El pasaje de este domingo, tomado del capítulo 13 de san Marcos, forma parte de una sección llamada “discurso escatológico” (Mc 13,1-37). Estos discursos contienen la última predicación de Jesús en Jerusalén, justo antes de comenzar la pasión. Estando al final de su vida pública, Jesús nos invita a reflexionar sobre las realidades futuras que comienzan a manifestarse en la vida del hombre y en la historia; pero, sobre todo, sus palabras presentan un mensaje totalmente positivo para aquellos que se han adherido a su mensaje y persona. Todo sobre este mundo pasará, aún nuestra vida, pero permanecerá Dios y nosotros también con Él.
Todos los días frente a nuestros ojos se presenta una verdad: todas las cosas pasan y todo termina.

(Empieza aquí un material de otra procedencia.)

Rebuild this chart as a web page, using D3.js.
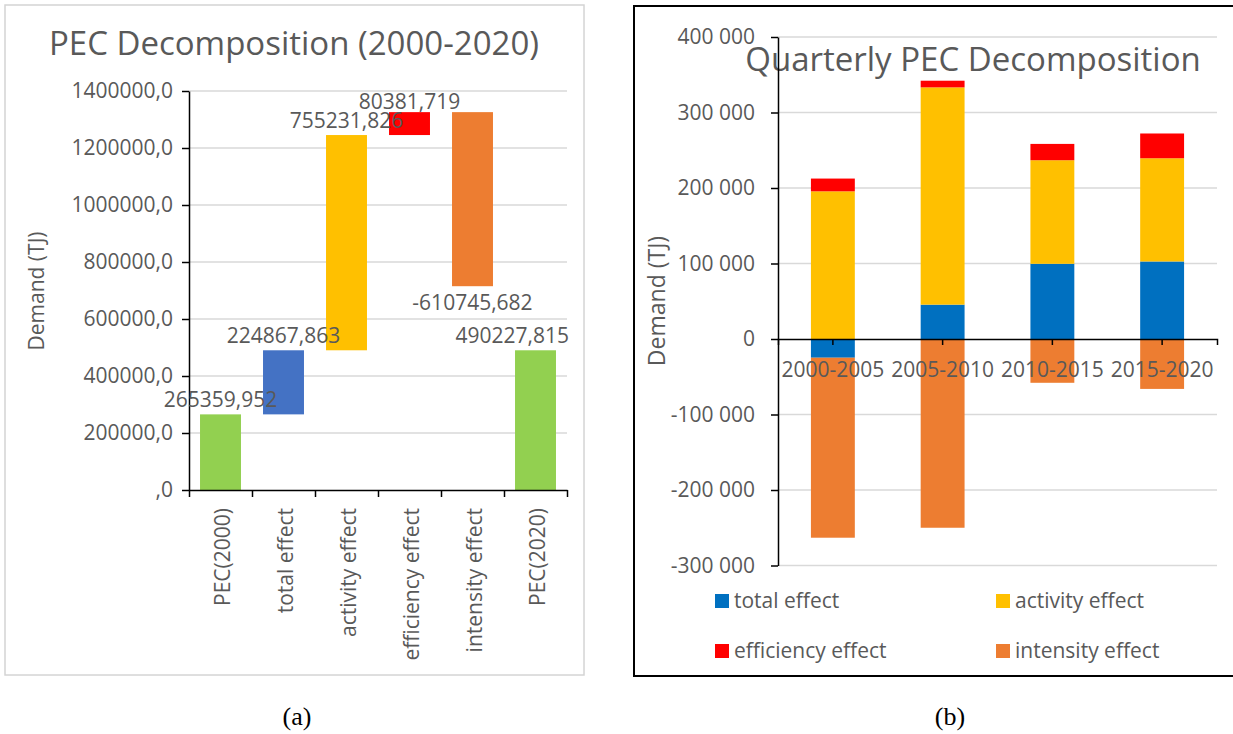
<!DOCTYPE html>
<html>
<head>
<meta charset="utf-8">
<script src="https://cdn.jsdelivr.net/npm/d3@7"></script>
<style>
    body { margin: 0; background: #fff; }
    text { font-family: "Open Sans", sans-serif; fill: #595959; }
</style>
</head>
<body>
<div id="chart"></div>
<script>
// left panel: waterfall
const leftCategories = ["PEC(2000)", "total effect", "activity effect", "efficiency effect", "intensity effect", "PEC(2020)"];
const leftStart = [0, 265359.952, 490227.815, 1245459.641, 1325841.360, 0];
const leftValues = [265359.952, 224867.863, 755231.826, 80381.719, -610745.682, 490227.815];
const leftColors = ["#92D050", "#4472C4", "#FFC000", "#FF0000", "#ED7D31", "#92D050"];
const leftTicks = [0, 200000, 400000, 600000, 800000, 1000000, 1200000, 1400000];

// right panel: stacked bars
const periods = ["2000-2005", "2005-2010", "2010-2015", "2015-2020"];
const seriesNames = ["total effect", "activity effect", "efficiency effect", "intensity effect"];
const totalEffect = [-24800, 45500, 99600, 102700];
const activityEffect = [195600, 287800, 137200, 136700];
const efficiencyEffect = [16900, 8800, 21600, 32800];
const intensityEffect = [-238400, -250000, -58000, -66100];
const rightColors = ["#0070C0", "#FFC000", "#FF0000", "#ED7D31"];
const rightTicks = [-300000, -200000, -100000, 0, 100000, 200000, 300000, 400000];

const svg = d3.select("#chart")
    .append("svg")
    .attr("width", 1233)
    .attr("height", 734);

svg.append("rect").attr("width", 1233).attr("height", 734).attr("fill", "#fff");

const commaLocale = d3.formatLocale({ decimal: ",", thousands: "\u00a0", grouping: [3], currency: ["", ""], minus: "-" });
const labelFormat = commaLocale.format(".3f");
const rightTickFormat = commaLocale.format(",d");
const leftTickFormat = v => v === 0 ? ",0" : d3.format("d")(v) + ",0";

// ---------- panel (a) ----------
svg.append("rect")
    .attr("x", 5).attr("y", 5).attr("width", 579).attr("height", 670)
    .attr("fill", "none").attr("stroke", "#d4d4d4").attr("stroke-width", 1.5);

svg.append("text")
    .attr("x", 294).attr("y", 55)
    .attr("text-anchor", "middle")
    .style("font-size", "33px")
    .text("PEC Decomposition (2000-2020)");

const xL = d3.scaleBand().domain(leftCategories).range([189, 567]).paddingInner(0.35).paddingOuter(0.175);
const yL = d3.scaleLinear().domain([0, 1400000]).range([490, 91]);

svg.append("g")
    .selectAll("line")
    .data(leftTicks.filter(t => t > 0))
    .join("line")
    .attr("x1", 189).attr("x2", 567)
    .attr("y1", d => yL(d)).attr("y2", d => yL(d))
    .attr("stroke", "#d9d9d9").attr("stroke-width", 1.5);

svg.append("g")
    .selectAll("rect")
    .data(leftCategories)
    .join("rect")
    .attr("x", d => xL(d))
    .attr("width", xL.bandwidth())
    .attr("y", (d, i) => yL(Math.max(leftStart[i], leftStart[i] + leftValues[i])))
    .attr("height", (d, i) => Math.abs(yL(leftStart[i]) - yL(leftStart[i] + leftValues[i])))
    .attr("fill", (d, i) => leftColors[i]);

const yAxisL = svg.append("g")
    .attr("transform", "translate(189,0)")
    .call(d3.axisLeft(yL).tickValues(leftTicks).tickFormat(leftTickFormat).tickSize(7).tickPadding(9).tickSizeOuter(0));
yAxisL.selectAll("text").style("font-size", "21px").attr("fill", "#595959");

const xAxisL = svg.append("g")
    .attr("transform", "translate(0,490)")
    .call(d3.axisBottom(d3.scaleLinear().domain([0, leftCategories.length]).range([189, 567]))
        .ticks(leftCategories.length).tickFormat("").tickSize(7).tickSizeOuter(0));

[yAxisL, xAxisL].forEach(a => {
    a.select(".domain").attr("stroke", "#000").attr("stroke-width", 1.5);
    a.selectAll(".tick line").attr("stroke", "#000").attr("stroke-width", 1.5);
});

svg.append("g")
    .selectAll("text")
    .data(leftCategories)
    .join("text")
    .attr("transform", d => `translate(${xL(d) + xL.bandwidth() / 2 + 2},508) rotate(-90)`)
    .attr("dy", "0.35em")
    .attr("text-anchor", "end")
    .style("font-size", "21px")
    .text(d => d);

svg.append("g")
    .selectAll("text")
    .data(leftValues)
    .join("text")
    .attr("text-anchor", "middle")
    .style("font-size", "21px")
    .text(d => labelFormat(d))
    .each(function (d, i) {
        const top = Math.max(leftStart[i], leftStart[i] + d);
        const bottom = Math.min(leftStart[i], leftStart[i] + d);
        const w = this.getComputedTextLength();
        const cx = Math.min(xL(leftCategories[i]) + xL.bandwidth() / 2, 569 - w / 2);
        const yPos = d < 0 ? yL(bottom) + 24 : Math.max(yL(top) - 7, yL(1400000) + 18);
        d3.select(this).attr("x", cx).attr("y", yPos);
    });

svg.append("text")
    .attr("transform", "translate(37,291) rotate(-90)")
    .attr("dy", "0.35em")
    .attr("text-anchor", "middle")
    .style("font-size", "21px")
    .text("Demand (TJ)");

// ---------- panel (b) ----------
svg.append("rect")
    .attr("x", 634).attr("y", 6).attr("width", 620).attr("height", 670)
    .attr("fill", "none").attr("stroke", "#000").attr("stroke-width", 2);

const xR = d3.scaleBand().domain(periods).range([778, 1217]).paddingInner(0.6).paddingOuter(0.3);
const yR = d3.scaleLinear().domain([-300000, 400000]).range([565.5, 37]);

svg.append("g")
    .selectAll("line")
    .data(rightTicks.filter(t => t !== 0))
    .join("line")
    .attr("x1", 778).attr("x2", 1217)
    .attr("y1", d => yR(d)).attr("y2", d => yR(d))
    .attr("stroke", "#d9d9d9").attr("stroke-width", 1.5);

const rows = periods.map((p, i) => ({
    period: p,
    "total effect": totalEffect[i],
    "activity effect": activityEffect[i],
    "efficiency effect": efficiencyEffect[i],
    "intensity effect": intensityEffect[i]
}));

const stacked = d3.stack().keys(seriesNames).offset(d3.stackOffsetDiverging)(rows);

svg.append("g")
    .selectAll("g")
    .data(stacked)
    .join("g")
    .attr("fill", (d, i) => rightColors[i])
    .selectAll("rect")
    .data(d => d)
    .join("rect")
    .attr("x", d => xR(d.data.period))
    .attr("width", xR.bandwidth())
    .attr("y", d => yR(Math.max(d[0], d[1])))
    .attr("height", d => Math.abs(yR(d[0]) - yR(d[1])));

svg.append("text")
    .attr("x", 973).attr("y", 71)
    .attr("text-anchor", "middle")
    .style("font-size", "33px")
    .text("Quarterly PEC Decomposition");

const yAxisR = svg.append("g")
    .attr("transform", "translate(778,0)")
    .call(d3.axisLeft(yR).tickValues(rightTicks).tickFormat(rightTickFormat).tickSize(7).tickPadding(16).tickSizeOuter(0));
yAxisR.selectAll("text").style("font-size", "21px").attr("fill", "#595959");

const xAxisR = svg.append("g")
    .attr("transform", `translate(0,${yR(0)})`)
    .call(d3.axisBottom(xR).tickSize(6).tickPadding(17).tickSizeOuter(6));
xAxisR.selectAll("text").style("font-size", "21px").attr("fill", "#595959");

[yAxisR, xAxisR].forEach(a => {
    a.select(".domain").attr("stroke", "#000").attr("stroke-width", 1.5);
    a.selectAll(".tick line").attr("stroke", "#000").attr("stroke-width", 1.5);
});

svg.append("text")
    .attr("transform", "translate(657,301) rotate(-90)")
    .attr("dy", "0.35em")
    .attr("text-anchor", "middle")
    .style("font-size", "23px")
    .text("Demand (TJ)");

const legend = svg.append("g")
    .selectAll("g")
    .data(seriesNames)
    .join("g")
    .attr("transform", (d, i) => `translate(${i % 2 === 0 ? 715 : 996},${i < 2 ? 601 : 651})`);

legend.append("rect")
    .attr("x", 0).attr("y", -7).attr("width", 14).attr("height", 14)
    .attr("fill", (d, i) => rightColors[i]);

legend.append("text")
    .attr("x", 19)
    .attr("dy", "0.35em")
    .style("font-size", "21px")
    .text(d => d);

// captions
svg.append("g")
    .selectAll("text")
    .data(["(a)", "(b)"])
    .join("text")
    .attr("x", (d, i) => i === 0 ? 297 : 950)
    .attr("y", 725)
    .attr("text-anchor", "middle")
    .style("font-family", "'Liberation Serif', serif")
    .style("font-size", "26px")
    .style("fill", "#000")
    .text(d => d);
</script>
</body>
</html>
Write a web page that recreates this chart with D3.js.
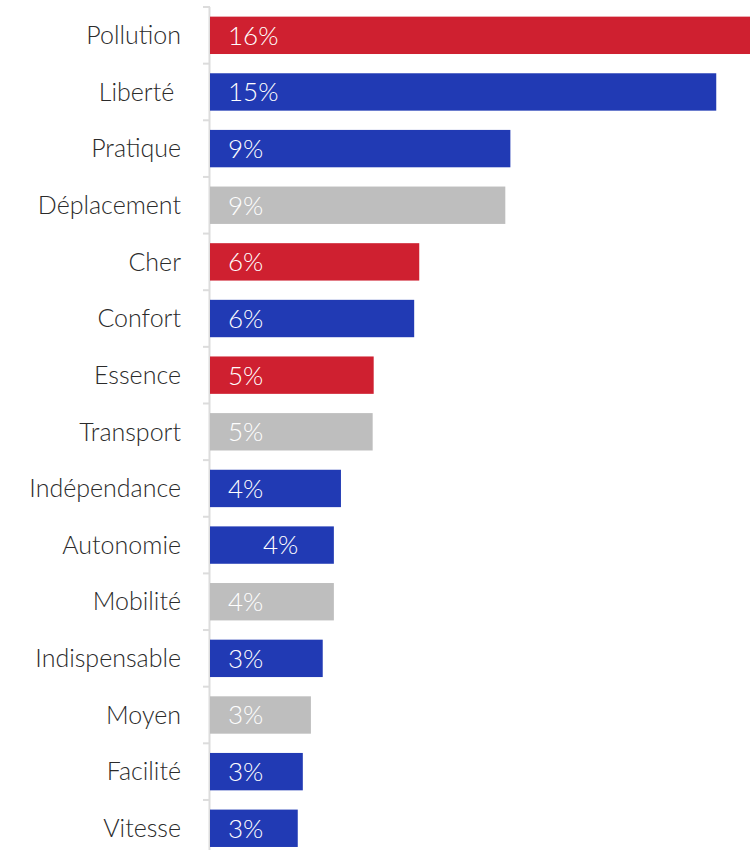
<!DOCTYPE html>
<html><head><meta charset="utf-8">
<script src="https://cdn.jsdelivr.net/npm/d3@7"></script>
<style>
html,body{margin:0;padding:0;background:#fff;}
svg{display:block;}
text{white-space:pre;}
</style></head>
<body>
<svg id="chart" width="750" height="850"></svg>
<script>
const categories = ["Pollution","Liberté ","Pratique","Déplacement","Cher","Confort","Essence","Transport","Indépendance","Autonomie","Mobilité","Indispensable","Moyen","Facilité","Vitesse"];
const values = [16.2, 15.0, 8.9, 8.75, 6.2, 6.05, 4.85, 4.82, 3.88, 3.67, 3.67, 3.34, 2.99, 2.75, 2.6];
const labels = ["16%","15%","9%","9%","6%","6%","5%","5%","4%","4%","4%","3%","3%","3%","3%"];
const groups = ["red","blue","blue","grey","red","blue","red","grey","blue","blue","grey","blue","grey","blue","blue"];

const colorMap = {red:"#CF2030", blue:"#213AB4", grey:"#BEBEBE"};
const svg = d3.select("#chart");
const font = "Lato, 'Open Sans', sans-serif";

const x = d3.scaleLinear().domain([0, 16]).range([210, 750]);
const y = d3.scaleBand().domain(categories).range([7, 7 + 15*56.64]).paddingInner(0.34).paddingOuter(0.17);

const step = y.step();
svg.append("line").attr("x1",209.5).attr("x2",209.5).attr("y1",7).attr("y2",850)
  .attr("stroke","#dcdcdc").attr("stroke-width",2);
d3.range(categories.length+1).forEach(i=>{
  const yy = 7 + i*step;
  svg.append("line").attr("x1",203).attr("x2",210).attr("y1",yy).attr("y2",yy)
    .attr("stroke","#dcdcdc").attr("stroke-width",2);
});

const data = categories.map((c,i)=>({c, v:values[i], l:labels[i], g:groups[i]}));

svg.append("g").selectAll("rect").data(data).join("rect")
  .attr("x", x(0)).attr("y", d=>y(d.c))
  .attr("width", d=>Math.min(x(d.v), 750) - x(0))
  .attr("height", y.bandwidth())
  .attr("fill", d=>colorMap[d.g]);

svg.append("g").selectAll("text").data(data).join("text")
  .attr("x", 181).attr("y", d=>y(d.c)+y.bandwidth()/2)
  .attr("dy","0.35em").attr("text-anchor","end")
  .attr("font-family", font).attr("font-weight", 300).attr("font-size", 25).attr("fill","#2b2b2b")
  .text(d=>d.c);

svg.append("g").selectAll("text").data(data).join("text")
  .attr("x", d=> x(0) + 18 + (d.c==="Autonomie" ? 35 : 0))
  .attr("y", d=>y(d.c)+y.bandwidth()/2)
  .attr("dy","0.36em")
  .attr("font-family", font).attr("font-weight", 300).attr("font-size", 26).attr("fill","#fff")
  .text(d=>d.l);
</script>
</body></html>
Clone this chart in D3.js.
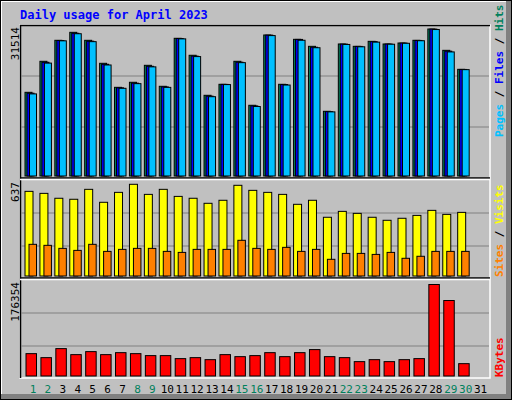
<!DOCTYPE html>
<html><head><meta charset="utf-8">
<script src="https://cdn.jsdelivr.net/npm/d3@7"></script>
<style>body{margin:0;background:#fff}text{font-family:"DejaVu Sans Mono",monospace}</style>
</head><body><div id="okvir"></div>
<script>
// podaci za travanj 2023
const dani = d3.range(1, 32);
const vikendi = [1, 2, 8, 9, 15, 16, 22, 23, 29, 30];
const hits = [17940,24590,29090,30800,29090,24160,19010,20090,23730,19230,29520,25880,17300,19660,24590,15160,30230,19660,29300,27800,13870,28300,27800,28870,28300,28510,29090,31514,26940,22870];
const files = [17750,24380,29050,30600,28900,23950,18900,19900,23520,19100,29480,25700,17120,19640,24400,15020,30200,19600,29280,27600,13800,28280,27780,28800,28290,28500,29060,31490,26760,22840];
const pages = [17600,24200,28980,30500,28800,23800,18800,19800,23400,19000,29400,25600,17000,19600,24300,14900,30100,19500,29100,27500,13750,28200,27700,28700,28250,28450,29000,31400,26600,22800];
const visits = [588,574,540,533,602,512,581,637,567,602,553,540,505,526,630,595,581,567,498,526,408,449,435,408,387,401,421,456,428,442];
const sites = [220,213,192,178,220,171,185,192,192,171,164,185,185,185,248,192,185,199,171,185,116,157,157,150,164,123,137,171,171,171];
const kbytes = [43100,35400,52800,41200,47000,41200,45000,43100,39300,39300,33500,35400,31500,41200,37300,39300,45000,37300,45000,50900,37300,35400,27700,31500,27700,31500,33500,176354,145500,23800];
const maxHits = 31514, maxVisits = 637, maxKB = 176354;

const svg = d3.select("#okvir").append("svg").attr("width", 512).attr("height", 400);

// okvir
svg.append("rect").attr("width", 512).attr("height", 400).attr("fill", "#000");
svg.append("rect").attr("x", 1).attr("y", 1).attr("width", 510).attr("height", 398).attr("fill", "#808080");
svg.append("rect").attr("x", 1).attr("y", 1).attr("width", 505).attr("height", 393).attr("fill", "#fff");
svg.append("rect").attr("x", 2).attr("y", 2).attr("width", 504).attr("height", 392).attr("fill", "#c0c0c0");

svg.append("text").attr("x", 20).attr("y", 19).attr("fill", "#0000ff")
  .attr("font-size", 12).attr("font-weight", "bold").text("Daily usage for April 2023");

// panel
svg.append("rect").attr("x", 20).attr("y", 25).attr("width", 470).attr("height", 353)
  .attr("fill", "none").attr("stroke", "#fff").attr("stroke-width", 1.5);
svg.append("path").attr("d", "M20.5,378V25.5H490").attr("stroke", "#000").attr("fill", "none").attr("stroke-width", 1.5);
[178, 278].forEach(y => {
  svg.append("line").attr("x1", 20).attr("x2", 490).attr("y1", y).attr("y2", y).attr("stroke", "#000").attr("stroke-width", 1.5);
  svg.append("line").attr("x1", 20).attr("x2", 490).attr("y1", y + 1.5).attr("y2", y + 1.5).attr("stroke", "#fff").attr("stroke-width", 1.5);
});

const x = d3.scaleBand().domain(dani).range([25, 25 + 31 * 14.92]);
const yHits = d3.scaleLinear().domain([0, maxHits]).range([176, 29]);
const yVis = d3.scaleLinear().domain([0, maxVisits]).range([276, 184.3]);
const yKB = d3.scaleLinear().domain([0, maxKB]).range([376, 284.5]);

// mreza
[76, 127, 213, 246, 313, 346].forEach(y => {
  svg.append("line").attr("x1", 21).attr("x2", 489).attr("y1", y).attr("y2", y).attr("stroke", "#808080");
});

function stupci(podatci, y, pomak, sirina, boja) {
  svg.append("g").selectAll("rect").data(podatci).join("rect")
    .attr("x", (d, i) => x(dani[i]) + pomak)
    .attr("y", d => y(d))
    .attr("width", sirina)
    .attr("height", d => y(0) - y(d))
    .attr("fill", boja).attr("stroke", "#000").attr("stroke-width", 1);
}
stupci(hits, yHits, 0, 7, "#00805c");
stupci(files, yHits, 2, 7, "#0000ff");
stupci(pages, yHits, 4.5, 7, "#00c0ff");
stupci(visits, yVis, 0, 8, "#ffff00");
stupci(sites, yVis, 4, 7.5, "#ff8000");
stupci(kbytes, yKB, 1, 10.5, "#ff0000");

// oznake dana
svg.append("g").selectAll("text").data(dani).join("text")
  .attr("x", d => x(d) + 8).attr("y", 393).attr("text-anchor", "middle")
  .attr("font-size", 11)
  .attr("fill", d => vikendi.includes(d) ? "#00805c" : "#000")
  .text(d => d);

// maksimumi lijevo
[[maxHits, 27], [maxVisits, 182], [maxKB, 282]].forEach(([v, y]) => {
  svg.append("text").attr("transform", `translate(19,${y}) rotate(-90)`)
    .attr("text-anchor", "end").attr("font-size", 11).attr("fill", "#000").text(v);
});

// legende desno
function legenda(y, dijelovi) {
  const t = svg.append("text").attr("transform", `translate(503,${y}) rotate(-90)`)
    .attr("font-size", 11).attr("font-weight", "bold");
  dijelovi.forEach(([s, c]) => t.append("tspan").attr("fill", c).text(s));
}
legenda(137, [["Pages", "#00c0ff"], [" / ", "#000"], ["Files", "#0000ff"], [" / ", "#000"], ["Hits", "#00805c"]]);
legenda(277, [["Sites", "#ff8000"], [" / ", "#000"], ["Visits", "#ffff00"]]);
legenda(377, [["KBytes", "#ff0000"]]);
</script>
</body></html>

Cuando el hombre es consciente de esto puede experimentar dos cosas, la tristeza al ver que todo es pasajero, o la alegría y la gratitud por vivir un momento importante y único. La caducidad de todas las cosas se presenta muy ruda frente a nuestros ojos, al tal grado de ponernos un interrogante: ¿tiene sentido lo que vivo y experimento? ¿Qué gano con vivir, si al final todo termina?
El hombre debe aprender a reconocer el valor de la existencia, y las posibilidades que en la vida puede encontrar y realizar. Nada sobre este mundo está de más, nada es absurdo y nadie es objeto de la casualidad. Todo ser sobre este mundo responde a la voluntad de Dios, y si tenemos el ser y la existencia, es porque Dios lo ha permitido. En este sentido, podemos afirmar que únicamente es Dios quién puede dar sentido a la existencia. Por eso el hombre debe abrirse a la experiencia de Dios para descubrir el fin para el cual fue creado, participando de lo que el mundo puede ofrecerle en el presente y de las realidades futuras que viviremos mañana en Dios. Rescatando el sentido sobrenatural de la existencia humana podemos experimentar la esperanza y la alegría, aun cuando las cosas presentes ofrezcan un panorama desolador y sin sentido.
En la Sagrada Escritura, Dios nos ofrece su Palabra para comprender en profundidad el sentido de la vida. Nos ha mostrado que nos ha creado por amor, que nos ha liberado y ha acompañado a su pueblo a través de las pruebas y luchas sobre este mundo para, finalmente, ofrecerle la salvación. Por eso, ha enviado a su Hijo para renovar interiormente la situación de pecado y de muerte donde yacía el hombre, por lo cual, ya desde este mundo, los redimidos experimentan la vida de Dios en la propia vida. Así pues, de manera especial, los profetas han interpretado no solo el presente histórico de cada tiempo, sino que han manifestado en imágenes y signos aquellas realidades que vendrán y que serán la manifestación de la voluntad eterna de Dios. Podemos afirmar que Dios conoce el inicio y el término de la historia, puesto que él ha creado el universo y ha formado al hombre, para un destino de salvación y de vida.
La mejor manera de vivir en la propia vida la experiencia de la transitoriedad es dejándose tocar por la gracia de Dios que todo lo renueva, que todo lo perdona y que todo sana. Dejando entrar a Cristo en nuestra historia, marcada por la caducidad y la corrupción, será el camino para encontrar sentido a todas las situaciones catastróficas y esclavizantes que sufre y experimenta el hombre.
Frente a estos panoramas, la Iglesia tiene la encomienda en mundo de anunciar los bienes de Dios, de dispensarlos y de acompañarnos hasta que lleguen esos cielos nuevos. Oremos para que siga siendo en medio del mundo anunciadora de la salvación que viene de Dios y promotora de los verdaderos valores del reino de Dios: santidad, justicia, verdad, gracia, amor. Que nos acompañe siempre la intercesión de María, que vigila, acompaña y protege los pasos de sus hijos en “este valle de lágrimas”; y que después de este destierro, nos muestre a su Hijo Jesús. Oremos por nuestros hermanos difuntos, para que Dios les conceda el descanso eterno y pidamos al Señor su gracia para perseverar en una vida de santidad que nos asegure la vida eterna.